↓
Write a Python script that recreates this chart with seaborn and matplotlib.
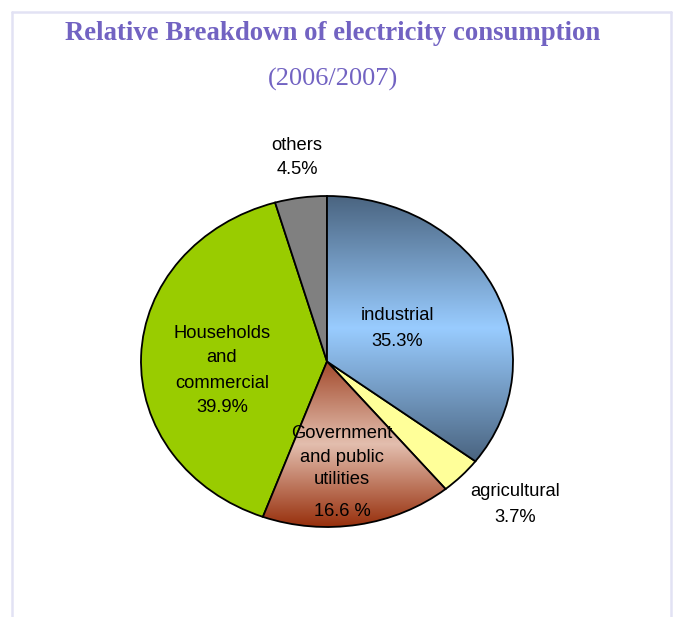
import numpy as np
import matplotlib
matplotlib.use('Agg')
import matplotlib.pyplot as plt
from matplotlib.colors import LinearSegmentedColormap
import seaborn as sns

# data (clockwise from 12 o'clock)
sectors = ['industrial', 'agricultural', 'Government and public utilities',
           'Households and commercial', 'others']
shares = [35.3, 3.7, 16.6, 39.9, 4.5]
share_labels = ['35.3%', '3.7%', '16.6 %', '39.9%', '4.5%']

sns.set_theme(style="white")
plt.rcParams['font.family'] = ['Liberation Sans', 'DejaVu Sans']

W, H = 673, 617
fig = plt.figure(figsize=(W / 100, H / 100), dpi=100)
fig.patch.set_facecolor('white')

# pie sits in an ellipse: centre (327, 361), rx 186, ry 165 (pixels)
cx, cy, rx, ry = 327, 361.5, 186, 165.5
ax = fig.add_axes([(cx - rx) / W, (H - cy - ry) / H, 2 * rx / W, 2 * ry / H])

flat = sns.color_palette(['#4d6a89', '#ffff99', '#a0482a', '#99cc00', '#808080'])
wedges, _ = ax.pie(shares, startangle=90, counterclock=False, colors=flat,
                   wedgeprops=dict(edgecolor='black', linewidth=1.3))
ax.set_aspect('auto')
ax.axis('off')

# gradient fills (dark - light - dark, vertical)
grads = {0: ['#4a6480', '#99ccff', '#4a6480'],
         2: ['#a34a2c', '#e3beae', '#972f0c']}
for i, cols in grads.items():
    w = wedges[i]
    ext = w.get_path().get_extents()
    cmap = LinearSegmentedColormap.from_list('g%d' % i, cols)
    grad = np.linspace(0, 1, 256).reshape(-1, 1)
    im = ax.imshow(grad, cmap=cmap, aspect='auto', origin='upper',
                   extent=[ext.x0, ext.x1, ext.y0, ext.y1], zorder=w.get_zorder())
    im.set_clip_path(w)
    w.set_facecolor('none')
    w.set_zorder(w.get_zorder() + 0.5)
ax.set_aspect('auto')
ax.set_xlim(-1, 1)
ax.set_ylim(-1, 1)

# labels, placed as in the original slide (pixel positions)
label_lines = {
    'others': (297, [(145, 'others'), (170, share_labels[4])]),
    'industrial': (397, [(316, 'industrial'), (342, share_labels[0])]),
    'households': (222, [(333, 'Households'), (358, 'and'), (383, 'commercial'),
                         (407, share_labels[3])]),
    'government': (342, [(434, 'Government'), (457, 'and public'), (479, 'utilities'),
                         (512, share_labels[2])]),
    'agricultural': (515, [(492, 'agricultural'), (517, share_labels[1])]),
}
for key, (px, lines) in label_lines.items():
    for py, txt in lines:
        fig.text(px / W, 1 - py / H, txt, ha='center', va='center',
                 fontsize=13.2, color='black', zorder=10)

title_col = '#7263c2'
fig.text(333 / W, 1 - 34 / H, 'Relative Breakdown of electricity consumption',
         ha='center', va='center', fontsize=19.3, fontweight='bold',
         family=['Liberation Serif', 'DejaVu Serif'], color=title_col)
fig.text(333 / W, 1 - 79 / H, '(2006/2007)', ha='center', va='center',
         fontsize=19, family=['Liberation Serif', 'DejaVu Serif'], color=title_col)

# light slide frame
frame_col = '#e2e2f4'
fig.add_artist(plt.Line2D([12 / W, 12 / W], [0, 1 - 12 / H], color=frame_col, lw=1.8))
fig.add_artist(plt.Line2D([12 / W, 671 / W], [1 - 12 / H, 1 - 12 / H], color=frame_col, lw=1.8))
fig.add_artist(plt.Line2D([671 / W, 671 / W], [0, 1 - 12 / H], color=frame_col, lw=1.8))

fig.savefig('out.png', dpi=100)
↑
■ **WORK TO DO**
Write out again, exactly, the lines from the start of the listing up to the line containing "fig.patch.set_facecolor('white')", with both ends and without pictures.

■ **THE REPLY**
Write a Python script that recreates this chart with seaborn and matplotlib.
import numpy as np
import matplotlib
matplotlib.use('Agg')
import matplotlib.pyplot as plt
from matplotlib.colors import LinearSegmentedColormap
import seaborn as sns

# data (clockwise from 12 o'clock)
sectors = ['industrial', 'agricultural', 'Government and public utilities',
           'Households and commercial', 'others']
shares = [35.3, 3.7, 16.6, 39.9, 4.5]
share_labels = ['35.3%', '3.7%', '16.6 %', '39.9%', '4.5%']

sns.set_theme(style="white")
plt.rcParams['font.family'] = ['Liberation Sans', 'DejaVu Sans']

W, H = 673, 617
fig = plt.figure(figsize=(W / 100, H / 100), dpi=100)
fig.patch.set_facecolor('white')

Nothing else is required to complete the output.